The unfolding of the crisis shows that the political system still cannot control the operations and effects of the banking/finance sector. Hence the Occupy movement etc.


We now see 4 strands of economic activity in the post crisis world:

  1. growth in the new new high tech sector which benefits an educated and privileged elite but which is too small to help the masses

  2. a crisis in the public and semi-public sector where tax revenues are insufficient to finance growth in employment

  3. a growth in the low skill black market economy

  4. the appearance of an emerging culture based on a new set of values about the meaning of life

The new way of life 4 comes from 2 sources: they are many people (not just neo-hippies) are searching for new values as a conscious objective and the masses who have nothing to spend except their cancelled credit cards.

However the rest of world outside US and Europe is not in crisis. This is creating a new dynamic in the world which needs to be understood.

It is the hypothesis of the book that the entire economic process is dependent on “culture” (i.e. a set of values) and we are now at the threshold of major change in these values.

Which culture succeeds in becoming dominant will determine the fate of the world! That is the question examined in this book – although no conclusions are reached! MC clearly hopes the new alternative lifestyles will emerge in some effective political form but he gives no clue how or what this might be!


Ch.1

The crisis at Berkeley mirrors what happened everywhere. State support for the University was drastically cut. Demonstrators made illogical and unrealistic demands which did not change policies.

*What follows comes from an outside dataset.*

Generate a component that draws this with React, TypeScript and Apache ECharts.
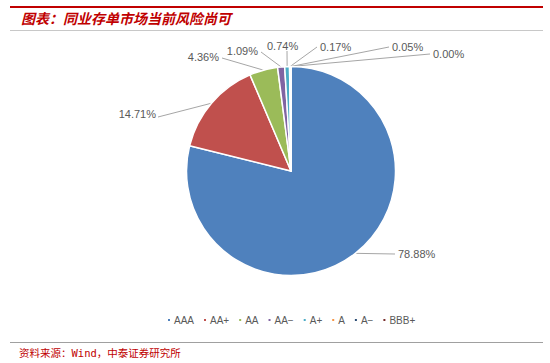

The public became increasingly disaffected with government and the government increased taxes and reduced spending thus making unemployment rise to dangerous levels.

More generally -

“Confused and conflicting ways of imagining the patterns of contemporary events are taking place at a time when the human demands on the planet are much greater than can be sustained but where the dominant ideology of capital accumulation through technological innovation only intensifies the crises.”

“ In our world we decipher time as we live it, prophesying as we do it, while all too aware that the end is all around us.”


Ch. 2

The four primary values of modern culture:

  1. nature – an infinite resource able to be transformed and managed by understanding its scientific laws

  2. science – a legitimate way to discover truth

  3. universality – where the values of europeans were translated to become norms all over the Earth

  4. sovereignty – where each state is seen as an independent atom acting as a legitimate component of the inter state system

MC sees each hegemony being replaced after wars approximately every 4 generations – the current oil wars possibly signalling the end of the current US hegemony.

“Progress through the transformation of nature” is the goal of modern economies – maybe we will have to transform this objective in the new emerging cultures? There is a crisis in each of the four primary values of our current culture. We have become afraid of the future.


Ch.6 Trust

Trust in established institutions is falling rapidly.

From 2008 to 2011 trust in the US banking fell from 46 percent to 25 percent. In the uK the same fall took place from 30 percent to 16 percent.

Public trust in the news media is even lower – 27 percent in the US and 22 percent in the UK. Increasingly people put more trust in NGOs.

Increasingly people turn to 'nationalism” because they have a need to believe in something.


Ch.9 – Growth of non-capitalist institutions and activities in Catalonia

Very important chapter showing the extent of non-capitalist activities in the area of Barcelona.

Many people have already taken up alternative lifestyles – particularly with agroecological farming which is more than just organic production.

Estimates of the numbers involved in Catalonia:

  • agro-ecological production networks – 12 – 1000 people

  • agro-ecological/consumer networks – 120 – 14,000 people

  • exchange networks - 45 – 5000 people

  • social currency networks – 15 – 750 people

  • free universities – 3 – 600 people

  • hacklabs – 1 – 150 people

  • shared parenting co-ops – 10 – 250 people

  • seedbank networks – 4 – 80 people

  • community based urban orchards – 40 – 600 people

  • Ethical banks – 4 – 280,000 people

Actors divided into 3 categories – Transformatives, Practitioners and Adaptives.

Non-capitalist activities divided into 3 categories: Self-sufficient, Altruistic and Exchange/Co-operation

  1. Self-sufficient categories: home repairs clothing repairs/making appliances repaired car/bike/mcycle repaired food and stuff from the street growing fruit and veg rearing meat

  2. Altruistic categories: lending books, music and movies to those outside the family sharing tools and expensive kit outside the family lending money to outsiders without charging interest doing house or car repairs or work for others without charging money taking care of old, sick or children outside family without money

  3. Exchange and Co-operation: have legally downloaded free software buy food from an ecological farmer have done teaching exchanges without money changing hands have exchanged other products without money have shared use of a car with non-family members have taken part in a community garden or orchard have taken care of others children in exchange for their own childcare have used social currency or an ethical bank

The Survey

  • 800 people surveyed – over half thought capitalism bad or very bad

  • 60 percent would like to work less and earn less if that option were available

  • On average each person took part in about 6 alternative activities

  • 77 percent believe that society can change for the better

Complex Chapters on China and South America

China put 400 billion dollars (equiv) into circulation to prevent their economy failing after 2008.


Conclusions

MC is very pessimistic. The world still tries to cling on to the old institutions which got us into this mess while the new institutions and values are struggling to develop. People no longer trust the old economic structures that provided certainty, the free market and the banking system. But the new cultures based on translating the meaning of life into economic meaning are still in the process of being created.